What one has to remember about Alton the mid 1970s is that it was one of the smallest schools in Class A, which was a combination of the small- and medium-sized schools. With 100 high school students, it was not unusual for the Apaches to play against schools that were two or three times larger. In the case of Oyster River, Alton was matching up against a school that was nearly five times its size. In the context of the times, it makes Alton’s accomplishments on the hardwood even more impressive.
Basketball slowly faded from that team’s collective consciousness once they moved on. Amy played during her junior year at Plymouth State University, but was the only one to do so. Diane was on a competitive women’s crew team at Ithaca College in New York for two years. Arlene tried volleyball as a freshman at Keene State, before moving on to get a degree at the University of New Hampshire.
Only Weeks, now 77, kept his hand in it, although he was never a high school varsity head coach again.

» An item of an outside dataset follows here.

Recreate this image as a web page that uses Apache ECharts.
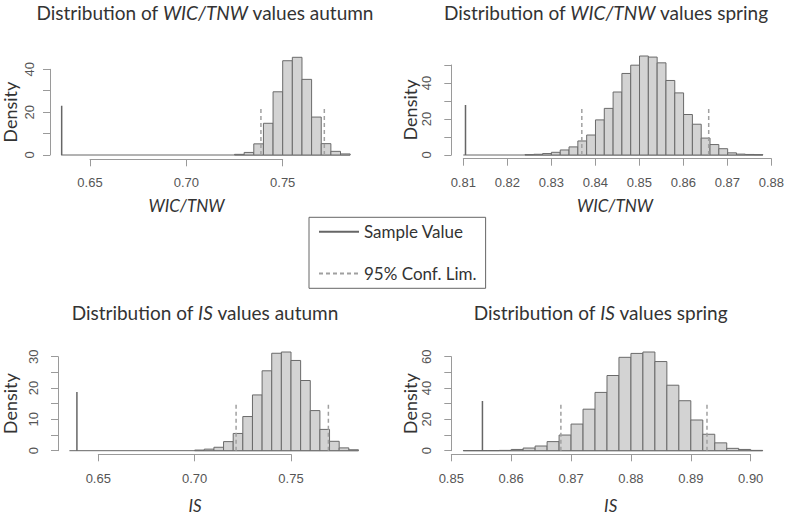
<!DOCTYPE html>
<html><head><meta charset="utf-8">
<script src="https://cdn.jsdelivr.net/npm/echarts@6/dist/echarts.min.js"></script>
<style>html,body{margin:0;padding:0;background:#fff}#c{width:787px;height:515px}</style>
</head><body><div id="c"></div>
<script>
// ---------------- data ----------------
const variableNames = ['WIC/TNW', 'WIC/TNW', 'IS', 'IS'];
const seasons = ['autumn', 'spring', 'autumn', 'spring'];

// histogram: first non-empty bin edge, bin width, densities; empty bins start at zeroFrom
const wicAutumnZeroFrom = 0.635;
const wicAutumnBinStart = 0.725;
const wicAutumnBinWidth = 0.005;
const wicAutumnDensity = [0.3, 1.2, 5.2, 14.8, 29.5, 44.0, 45.6, 35.3, 17.7, 5.3, 1.7, 0.5];

const wicSpringZeroFrom = 0.810;
const wicSpringBinStart = 0.824;
const wicSpringBinWidth = 0.002;
const wicSpringDensity = [0.2, 0.4, 0.8, 1.5, 2.8, 4.5, 7.8, 11.1, 19.5, 25.9, 35.0, 45.3, 49.9, 55.0,
  54.4, 51.2, 41.4, 34.5, 22.5, 17.1, 9.4, 5.8, 3.5, 1.2, 0.5, 0.3, 0.2];

const isAutumnZeroFrom = 0.635;
const isAutumnBinStart = 0.700;
const isAutumnBinWidth = 0.005;
const isAutumnDensity = [0.2, 0.5, 1.1, 2.9, 5.5, 10.9, 17.8, 25.5, 31.1, 31.5, 28.8, 22.4, 12.8, 6.8, 3.0, 0.9, 0.3];

const isSpringZeroFrom = 0.852;
const isSpringBinStart = 0.852;
const isSpringBinWidth = 0.002;
const isSpringDensity = [0.1, 0.1, 0.1, 0.2, 0.8, 1.7, 3.0, 5.8, 10.0, 17.0, 26.5, 37.2, 48.0, 59.6, 62.1, 63.0,
  56.9, 41.8, 31.9, 19.6, 10.5, 5.0, 1.5, 0.8, 0.2];

const sampleValues = [0.6353, 0.8105, 0.6389, 0.8552];
const sampleHeights = [23.0, 27.8, 18.7, 31.7];
const confLower = [0.7387, 0.8369, 0.7215, 0.8683];
const confUpper = [0.7716, 0.8657, 0.7694, 0.8927];
const confHeights = [22.0, 26.0, 14.9, 29.6];

const xTickStart = [0.65, 0.81, 0.65, 0.85];
const xTickEnd = [0.75, 0.88, 0.75, 0.90];
const xTickStep = [0.05, 0.01, 0.05, 0.01];
const yTickEnd = [40, 50, 30, 60];
const yTickStep = [10, 10, 5, 10];
const yLabelStep = [20, 20, 10, 20];

const legendNames = ['Sample Value', '95% Conf. Lim.'];

// ---------------- layout (pixels) ----------------
const hist = [
  [wicAutumnZeroFrom, wicAutumnBinStart, wicAutumnBinWidth, wicAutumnDensity],
  [wicSpringZeroFrom, wicSpringBinStart, wicSpringBinWidth, wicSpringDensity],
  [isAutumnZeroFrom, isAutumnBinStart, isAutumnBinWidth, isAutumnDensity],
  [isSpringZeroFrom, isSpringBinStart, isSpringBinWidth, isSpringDensity]
];
const layout = [
  {left: 49.3, right: 361, xaPx: 90, xbPx: 282.7, y0Px: 155, yTopPx: 69.3, axisY: 159.3, top: 40,
   yLabMargin: 14, nameGap: 31, xLabMargin: 17, title: [205, 12], xlab: [186.5, 205]},
  {left: 451.3, right: 775, xaPx: 463.3, xbPx: 771.7, y0Px: 155, yTopPx: 65, axisY: 158.7, top: 40,
   yLabMargin: 18, nameGap: 31, xLabMargin: 17, title: [606, 12], xlab: [615, 205]},
  {left: 57.3, right: 370, xaPx: 98.3, xbPx: 291, y0Px: 450.7, yTopPx: 356.7, axisY: 454.3, top: 335,
   yLabMargin: 18, nameGap: 39, xLabMargin: 18, title: [205, 312], xlab: [195, 505.7]},
  {left: 451.3, right: 765, xaPx: 451.3, xbPx: 750.7, y0Px: 450.7, yTopPx: 356.7, axisY: 454.3, top: 335,
   yLabMargin: 18, nameGap: 31.6, xLabMargin: 18, title: [600.7, 312], xlab: [610.7, 505.7]}
];

const TEXT_FONT = 'Lato';
const TICK_FONT = 'Liberation Sans';
const AXIS_COLOR = '#9a9a9a';
const SAMPLE_COLOR = '#666666';
const CONF_COLOR = '#a0a0a0';
const grids = [], xAxes = [], yAxes = [], series = [], graphics = [];

layout.forEach((L, i) => {
  const sx = (L.xbPx - L.xaPx) / (xTickEnd[i] - xTickStart[i]);
  const sy = (L.y0Px - L.yTopPx) / yTickEnd[i];
  const xmin = xTickStart[i] - (L.xaPx - L.left) / sx;
  const xmax = xTickStart[i] + (L.right - L.xaPx) / sx;
  const ymin = -(L.axisY - L.y0Px) / sy;
  const ymax = (L.y0Px - L.top) / sy;

  // data grid
  const g = grids.length;
  grids.push({left: L.left, top: L.top, width: L.right - L.left, height: L.axisY - L.top});
  xAxes.push({type: 'value', gridIndex: g, min: xmin, max: xmax, show: false});
  yAxes.push({type: 'value', gridIndex: g, min: ymin, max: ymax, show: false});

  // decorative x axis (spans the ticks only, like R)
  const gx = grids.length;
  grids.push({left: L.xaPx, top: L.axisY - 10, width: L.xbPx - L.xaPx, height: 10});
  xAxes.push({type: 'value', gridIndex: gx, min: xTickStart[i], max: xTickEnd[i], interval: xTickStep[i],
    axisLine: {show: true, lineStyle: {color: AXIS_COLOR, width: 1}},
    axisTick: {show: true, length: 7, lineStyle: {color: AXIS_COLOR, width: 1}},
    splitLine: {show: false},
    axisLabel: {margin: L.xLabMargin, fontSize: 13, fontFamily: TICK_FONT, color: '#555',
      formatter: v => Number(v).toFixed(2)}});
  yAxes.push({type: 'value', gridIndex: gx, show: false});

  // decorative y axis
  const gy = grids.length;
  grids.push({left: L.left, top: L.yTopPx, width: 10, height: L.y0Px - L.yTopPx});
  xAxes.push({type: 'value', gridIndex: gy, show: false});
  yAxes.push({type: 'value', gridIndex: gy, min: 0, max: yTickEnd[i], interval: yTickStep[i],
    axisLine: {show: true, lineStyle: {color: AXIS_COLOR, width: 1}},
    axisTick: {show: true, length: 7, lineStyle: {color: AXIS_COLOR, width: 1}},
    splitLine: {show: false},
    axisLabel: {rotate: 90, margin: L.yLabMargin, fontSize: 13, fontFamily: TICK_FONT, color: '#555',
      formatter: v => (Math.abs(v / yLabelStep[i] - Math.round(v / yLabelStep[i])) < 1e-6 ? String(v) : '')},
    name: 'Density', nameLocation: 'middle', nameRotate: 90, nameGap: L.nameGap,
    nameTextStyle: {fontSize: 18, fontFamily: TEXT_FONT, color: '#333'}});

  // histogram data
  const [zeroFrom, binStart, bw, dens] = hist[i];
  const bins = dens.map((d, k) => [binStart + k * bw, binStart + (k + 1) * bw, d]);
  const binEnd = binStart + dens.length * bw;

  series.push({type: 'line', xAxisIndex: g, yAxisIndex: g, data: [[zeroFrom, 0], [binEnd, 0]],
    symbol: 'none', lineStyle: {color: '#666', width: 1}, silent: true, z: 1});
  series.push({type: 'custom', xAxisIndex: g, yAxisIndex: g, data: bins, clip: false, z: 2,
    renderItem: (params, api) => {
      const p0 = api.coord([api.value(0), api.value(2)]);
      const p1 = api.coord([api.value(1), 0]);
      return {type: 'rect', shape: {x: p0[0], y: p0[1], width: p1[0] - p0[0], height: p1[1] - p0[1]},
        style: {fill: '#d3d3d3', stroke: '#6a6a6a', lineWidth: 1}};
    }});
  series.push({name: legendNames[0], type: 'line', xAxisIndex: g, yAxisIndex: g,
    data: [[sampleValues[i], 0], [sampleValues[i], sampleHeights[i]]],
    symbol: 'none', itemStyle: {color: SAMPLE_COLOR}, lineStyle: {color: SAMPLE_COLOR, width: 1.5}, z: 5});
  [confLower[i], confUpper[i]].forEach(c => {
    series.push({name: legendNames[1], type: 'line', xAxisIndex: g, yAxisIndex: g,
      data: [[c, 0], [c, confHeights[i]]],
      symbol: 'none', itemStyle: {color: CONF_COLOR}, lineStyle: {color: CONF_COLOR, width: 1.5, type: [4, 3]}, z: 5});
  });

  // titles and x labels
  const rich = {
    n: {fontSize: 19, fontFamily: TEXT_FONT, fill: '#333'},
    it: {fontSize: 19, fontFamily: TEXT_FONT, fontStyle: 'italic', fill: '#333'}
  };
  graphics.push({type: 'text', x: L.title[0], y: L.title[1],
    style: {text: '{n|Distribution of }{it|' + variableNames[i] + '}{n| values ' + seasons[i] + '}',
      rich: rich, align: 'center', verticalAlign: 'middle'}});
  graphics.push({type: 'text', x: L.xlab[0], y: L.xlab[1],
    style: {text: variableNames[i], fontSize: 17, fontFamily: TEXT_FONT, fontStyle: 'italic', fill: '#333',
      align: 'center', verticalAlign: 'middle'}});
});

const chart = echarts.init(document.getElementById('c'), null, {renderer: 'svg'});
chart.setOption({
  animation: false,
  backgroundColor: '#fff',
  grid: grids,
  xAxis: xAxes,
  yAxis: yAxes,
  series: series,
  graphic: graphics,
  legend: {
    data: legendNames, orient: 'vertical', left: 309, top: 217.3,
    itemWidth: 40, itemHeight: 14, itemGap: 24.6,
    padding: [6, 9, 6.4, 9], borderColor: '#666', borderWidth: 1,
    itemStyle: {opacity: 0},
    textStyle: {fontSize: 17, fontFamily: TEXT_FONT, color: '#333'},
    selectedMode: false
  }
});
</script></body></html>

He coached basketball at various levels until 1993, and still keeps busy coaching other sports. He has been a volunteer coach at Gilford High School for field hockey since 2000 and track and field since 2009. He has coached for nearly 50 years.
He still gets together with his old friend, Dave Smith, to swap old war stories – mostly, of course, about basketball.
The former Apaches are closing in on their mid 60s. Diane Jensen lives in Bow with her family, which runs Fieldhouse Sports, a multi-sport indoor facility. Amy Shibley and her husband operate a restaurant in Alton Bay – Shibley’s on the Pier. Arlene Gaskell is an electrologist in Hampton. Sadly, Pam Smith died from a stroke in 2018.
“I’d like to think they changed the perception of basketball for girls,” Weeks said. “They played like the boys. They were competitive and played very well.”
Well enough to impact the girls’ game for generations to come.